I got these results:

(4 + 100)*41/46 - 31 - 18 - 2^-83 = -13.0
(43 - -77)/37^-94 + (-66*67)^(-24*49) = 3.09131533541e+149
-32 - -1 + 74 + 74 - 15 + 64 - -22/98 = 37.0
(-91*-4*45*-55)^(-9^2/(82 - -53)) = 1.0
-72*-85*(75 - 65) + -100*19/48*22 = 61198.0
-57 - -76 - -54*76 + -38 - -23 + -17 - 3 = 4088.0
(84*-19)^(13 - 87) - -10*-84*(-28 + -49) = 64680.0
-69 - -8 - -81^-51 + (53 + 80)^(99 - 48) = 2.07220963807e+108
(-42*-45)^(12/87) - -98 + -23 + -67 - -37 = 152.0
-31/-2*-58^-60 - 33 - -49 - 46/12 = -79.0

There are a couple of things the program does, that although are valid, a human wouldn't do. For example:

  1. It can create long strings of sequential divides (e.g. 1/2/3/4/5).
  2. +/- of a negative number is common (e.g. 1 - -2)

These can be corrected with a clean-up pass.
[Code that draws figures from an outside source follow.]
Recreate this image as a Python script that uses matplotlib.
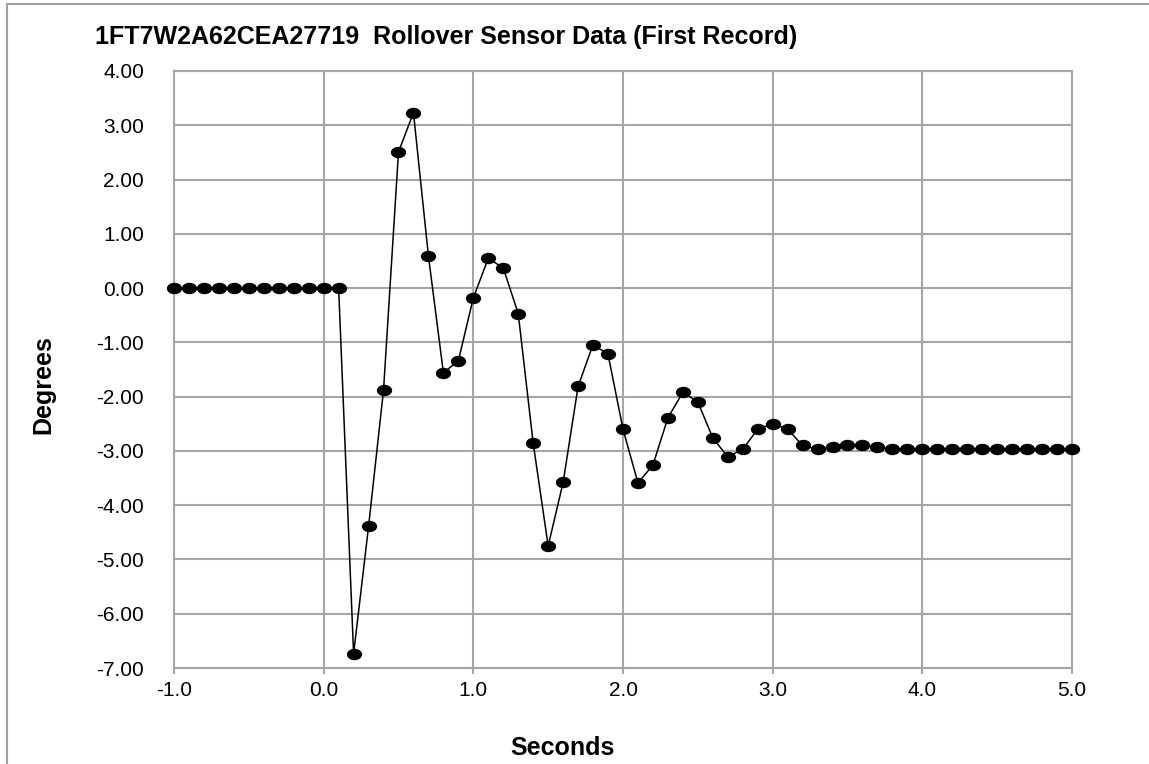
import matplotlib
matplotlib.use("Agg")
import matplotlib.pyplot as plt
from matplotlib.path import Path
from matplotlib.patches import Rectangle
import numpy as np

plt.rcParams['font.family'] = ['Liberation Sans', 'DejaVu Sans']

title = "1FT7W2A62CEA27719  Rollover Sensor Data (First Record)"
x_label = "Seconds"
y_label = "Degrees"

seconds = [round(-1.0 + 0.1 * i, 1) for i in range(61)]
degrees = [
    0.00, 0.00, 0.00, 0.00, 0.00, 0.00, 0.00, 0.00, 0.00, 0.00,   # -1.0 .. -0.1
    0.00, 0.00, -6.74, -4.39, -1.88, 2.51, 3.23, 0.59, -1.56, -1.34,  # 0.0 .. 0.9
    -0.18, 0.55, 0.37, -0.47, -2.86, -4.75, -3.58, -1.81, -1.04, -1.22,  # 1.0 .. 1.9
    -2.60, -3.59, -3.26, -2.39, -1.92, -2.10, -2.76, -3.11, -2.97, -2.60,  # 2.0 .. 2.9
    -2.50, -2.60, -2.90, -2.97, -2.93, -2.90, -2.90, -2.93, -2.97, -2.97,  # 3.0 .. 3.9
    -2.97, -2.97, -2.97, -2.97, -2.97, -2.97, -2.97, -2.97, -2.97, -2.97,  # 4.0 .. 4.9
    -2.97,  # 5.0
]

x_ticks = [-1.0, 0.0, 1.0, 2.0, 3.0, 4.0, 5.0]
y_ticks = [4, 3, 2, 1, 0, -1, -2, -3, -4, -5, -6, -7]

W, H = 1149, 764
fig = plt.figure(figsize=(W / 100, H / 100), dpi=100)
ax = fig.add_axes([174 / W, 1 - 668 / H, (1072 - 174) / W, (668 - 71) / H])

grid_c = '#A6A6A6'

# ellipse marker
circ = Path.unit_circle()
verts = circ.vertices * np.array([1.0, 0.72])
ell = Path(verts, circ.codes)

ax.plot(seconds, degrees, color='black', lw=1.1, marker=ell, markersize=10,
        markerfacecolor='black', markeredgecolor='black', zorder=3, clip_on=False)

ax.set_xlim(-1.0, 5.0)
ax.set_ylim(-7.0, 4.0)
ax.set_xticks(x_ticks)
ax.set_xticklabels([f"{v:.1f}" for v in x_ticks])
ax.set_yticks(y_ticks)
ax.set_yticklabels([f"{v:.2f}" for v in y_ticks])
ax.grid(True, color=grid_c, lw=1.5)
ax.set_axisbelow(True)
for s in ax.spines.values():
    s.set_color(grid_c)
    s.set_linewidth(1.5)
ax.tick_params(axis='x', length=4, width=1.5, color=grid_c, pad=5, labelsize=15)
ax.tick_params(axis='y', length=0, pad=21.5, labelsize=15)

fig.text(562 / W, 1 - 755 / H, x_label, fontsize=18, fontweight='bold',
         ha='center', va='baseline')
fig.text(43 / W, 1 - 385 / H, y_label, fontsize=18, fontweight='bold',
         ha='center', va='center', rotation=90)

fig.text(95 / W, 1 - 44 / H, title, fontsize=18, fontweight='bold', ha='left', va='baseline')

# outer chart border
fig.patches.append(Rectangle((7 / W, -0.1), 1.2, 1.1 - 4 / H, transform=fig.transFigure,
                             fill=False, edgecolor='#A0A0A0', lw=1.5))

fig.savefig("out.png", dpi=100)
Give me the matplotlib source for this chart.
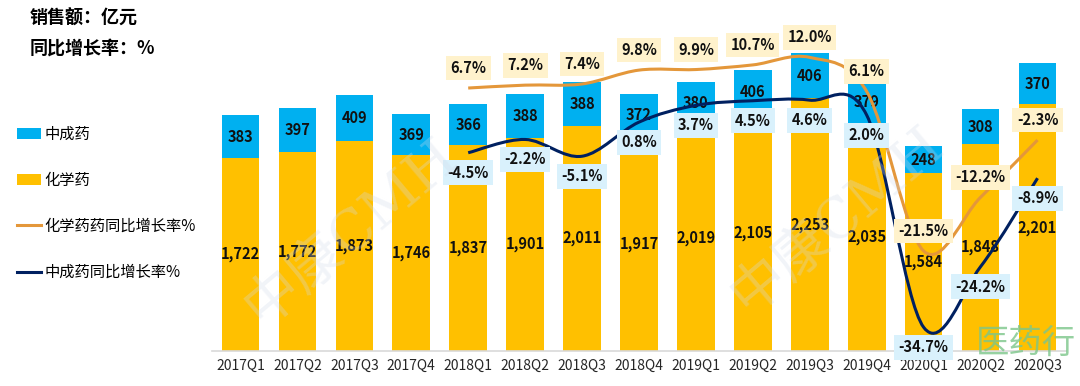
import matplotlib
matplotlib.use('Agg')
import matplotlib.pyplot as plt
from matplotlib.path import Path
from matplotlib.patches import PathPatch, Patch
from matplotlib.lines import Line2D
import numpy as np

plt.rcParams['font.family'] = ['Noto Sans CJK SC', 'DejaVu Sans']

# data (亿元, %)
quarters = ['2017Q1', '2017Q2', '2017Q3', '2017Q4', '2018Q1', '2018Q2', '2018Q3', '2018Q4',
            '2019Q1', '2019Q2', '2019Q3', '2019Q4', '2020Q1', '2020Q2', '2020Q3']
chem = [1722, 1772, 1873, 1746, 1837, 1901, 2011, 1917, 2019, 2105, 2253, 2035, 1584, 1848, 2201]
tcm = [383, 397, 409, 369, 366, 388, 388, 372, 380, 406, 406, 379, 248, 308, 370]
chem_yoy = [6.7, 7.2, 7.4, 9.8, 9.9, 10.7, 12.0, 6.1, -21.5, -12.2, -2.3]
tcm_yoy = [-4.5, -2.2, -5.1, 0.8, 3.7, 4.5, 4.6, 2.0, -34.7, -24.2, -8.9]
yoy_start = 4  # growth series start at 2018Q1

c_tcm = '#00B0F0'
c_chem = '#FFC000'
c_chem_line = '#E4973A'
c_tcm_line = '#002060'


def smooth_path(xs, ys):
    # Catmull-Rom style bezier, like excel "smoothed line"
    pts = np.column_stack([xs, ys]).astype(float)
    n = len(pts)
    verts = [pts[0]]
    codes = [Path.MOVETO]
    for i in range(n - 1):
        p0 = pts[max(i - 1, 0)]
        p1 = pts[i]
        p2 = pts[i + 1]
        p3 = pts[min(i + 2, n - 1)]
        verts += [p1 + (p2 - p0) / 6, p2 - (p3 - p1) / 6, p2]
        codes += [Path.CURVE4] * 3
    return Path(verts, codes)


fig = plt.figure(figsize=(10.8, 3.86), dpi=100)
ax = fig.add_axes([212 / 1080, 35 / 386, 854 / 1080, 341 / 386])
x = np.arange(len(quarters))

b1 = ax.bar(x, chem, width=0.66, color=c_chem, zorder=2)
b2 = ax.bar(x, tcm, width=0.66, bottom=chem, color=c_tcm, zorder=2)
ax.bar_label(b1, labels=[f'{v:,}' for v in chem], label_type='center',
             fontsize=10.5, fontweight='bold', color='#111111')
ax.bar_label(b2, labels=[f'{v:,}' for v in tcm], label_type='center',
             fontsize=10.5, fontweight='bold', color='#111111')

ax.set_xlim(-0.5, len(quarters) - 0.5)
ax.set_ylim(0, 3042)
ax.set_xticks(x)
ax.set_xticklabels(quarters, fontsize=10, color='#262626')
ax.tick_params(axis='x', length=0, pad=6)
ax.set_yticks([])
for s in ['top', 'left', 'right']:
    ax.spines[s].set_visible(False)
ax.spines['bottom'].set_color('#D9D9D9')
ax.spines['bottom'].set_linewidth(1.2)

ax2 = ax.twinx()
ax2.set_ylim(-38.8, 20.2)
ax2.set_yticks([])
for s in ax2.spines.values():
    s.set_visible(False)

xl = x[yoy_start:]
ax2.add_patch(PathPatch(smooth_path(xl, chem_yoy), fc='none', ec=c_chem_line, lw=2.2, zorder=3))
ax2.add_patch(PathPatch(smooth_path(xl, tcm_yoy), fc='none', ec=c_tcm_line, lw=2.2, zorder=3))

for xi, v in zip(xl, chem_yoy):
    ax2.annotate(f'{v:.1f}%', (xi, v), xytext=(0, 20), textcoords='offset pixels',
                 ha='center', va='center', fontsize=10.5, fontweight='bold', color='#111111',
                 bbox=dict(boxstyle='square,pad=0.3', fc='#FFF2CC', ec='none'), zorder=5)
for xi, v in zip(xl, tcm_yoy):
    ax2.annotate(f'{v:.1f}%', (xi, v), xytext=(0, -20), textcoords='offset pixels',
                 ha='center', va='center', fontsize=10.5, fontweight='bold', color='#111111',
                 bbox=dict(boxstyle='square,pad=0.3', fc='#D9F1FC', ec='none'), zorder=5)

# watermarks
for wx, wy in [(0.325, 0.4), (0.775, 0.43)]:
    fig.text(wx, wy, '中康CMH', fontsize=40, color='#D3DBEA', alpha=0.3,
             rotation=40, ha='center', va='center',
             family=['DejaVu Serif', 'Noto Sans CJK SC'])
fig.text(0.95, 0.11, '医药行', fontsize=24, color='#7CC68A', alpha=0.8,
         ha='center', va='center')

# titles
fig.text(30 / 1080, 1 - 18 / 386, '销售额：亿元', fontsize=13, fontweight='bold', va='center')
fig.text(30 / 1080, 1 - 48 / 386, '同比增长率：%', fontsize=13, fontweight='bold', va='center')

handles = [Patch(fc=c_tcm), Patch(fc=c_chem),
           Line2D([], [], color=c_chem_line, lw=2.2), Line2D([], [], color=c_tcm_line, lw=2.2)]
labels = ['中成药', '化学药', '化学药药同比增长率%', '中成药同比增长率%']
fig.legend(handles, labels, loc='upper left', bbox_to_anchor=(0.01, 0.69), frameon=False,
           fontsize=11, labelspacing=1.9, handlelength=1.6, handletextpad=0.2,
           borderaxespad=0)

fig.savefig('out.png', dpi=100)
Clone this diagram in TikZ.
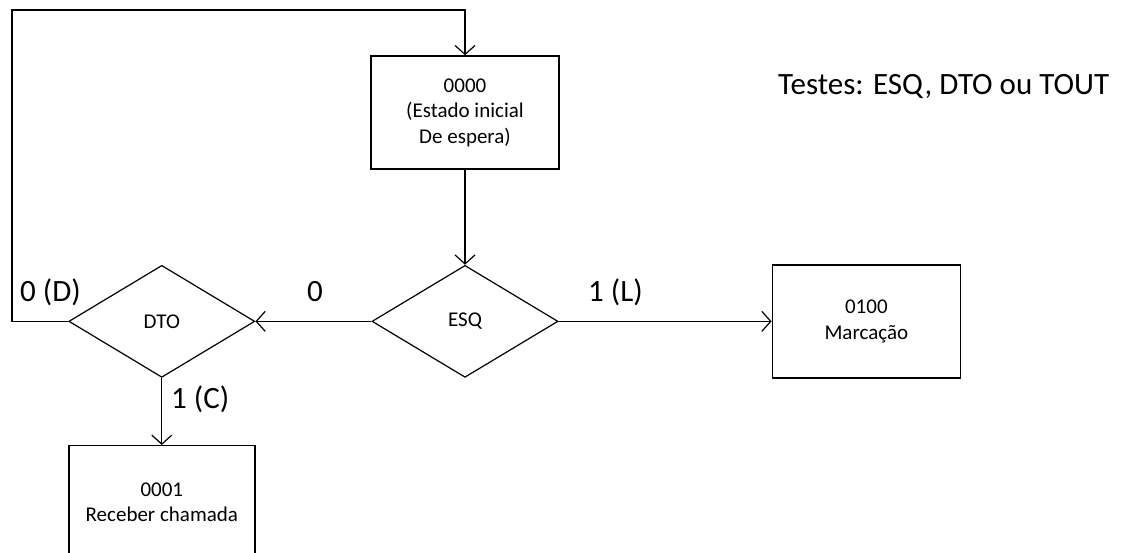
\documentclass[tikz,border=0pt]{standalone}
\usepackage{fontspec}
\setmainfont{Carlito}
\usetikzlibrary{arrows.meta,positioning,shapes.geometric}

\begin{document}
\begin{tikzpicture}[
  x=1pt, y=-1pt,
  estado/.style={draw, line width=1.5pt, minimum width=188pt, minimum height=113pt, align=center, inner sep=2pt, font=\fontsize{21}{25.5}\selectfont},
  teste/.style={draw, diamond, line width=1.2pt, minimum width=186pt, minimum height=112pt, inner sep=0pt, font=\fontsize{21}{25.5}\selectfont},
  rotulo/.style={inner sep=0pt, font=\fontsize{31}{36}\selectfont},
  seta/.style={-{Straight Barb[length=9pt,width=20pt]}, line width=1.2pt}
]
\useasboundingbox (0,0) rectangle (1136,553);

\node[estado] (s0000) at (465,112.5) {0000\\(Estado inicial\\De espera)};
\node[teste, below=95pt of s0000] (esq) {ESQ};
\node[teste, left=116pt of esq] (dto) {DTO};
\node[estado, right=213pt of esq] (s0100) {0100\\Marcação};
\node[estado, minimum width=186pt, below=67pt of dto] (s0001) {0001\\Receber chamada};

\coordinate (canto) at (12,10);
\draw[seta] (s0000) -- (esq);
\draw[seta] (esq) -- (dto);
\draw[seta] (esq) -- (s0100);
\draw[seta] (dto) -- (s0001);
\draw[seta] (dto.west) -| (canto) -| (s0000.north);

\node[rotulo, anchor=base west] (lD) at (20,302) {0 (D)};
\node[rotulo, anchor=base] (l0) at (315,302) {0};
\node[rotulo, anchor=base west] (lL) at (588,302) {1 (L)};
\node[rotulo, anchor=base west] (lC) at (171,409) {1 (C)};
\node[rotulo, anchor=base west] (testes) at (778,95) {Testes: ESQ, DTO ou TOUT};
\end{tikzpicture}
\end{document}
Also, there is no guarantee that the answer is determinate. Divides by 0 and 0^0 are possible, although with the exception handling these can be filtered out.



回答5:

import random

def expr(depth):
    if depth==1 or random.random()<1.0/(2**depth-1): 
        return str(int(random.random() * 100))
    return '(' + expr(depth-1) + random.choice(['+','-','*','/']) + expr(depth-1) + ')'

for i in range(10):
    print expr(4)


回答6:

Generate an array at random in RPN with mixtures of operators and numbers (always valid). Then start from middle of the array and generate the corresponding evaluation tree.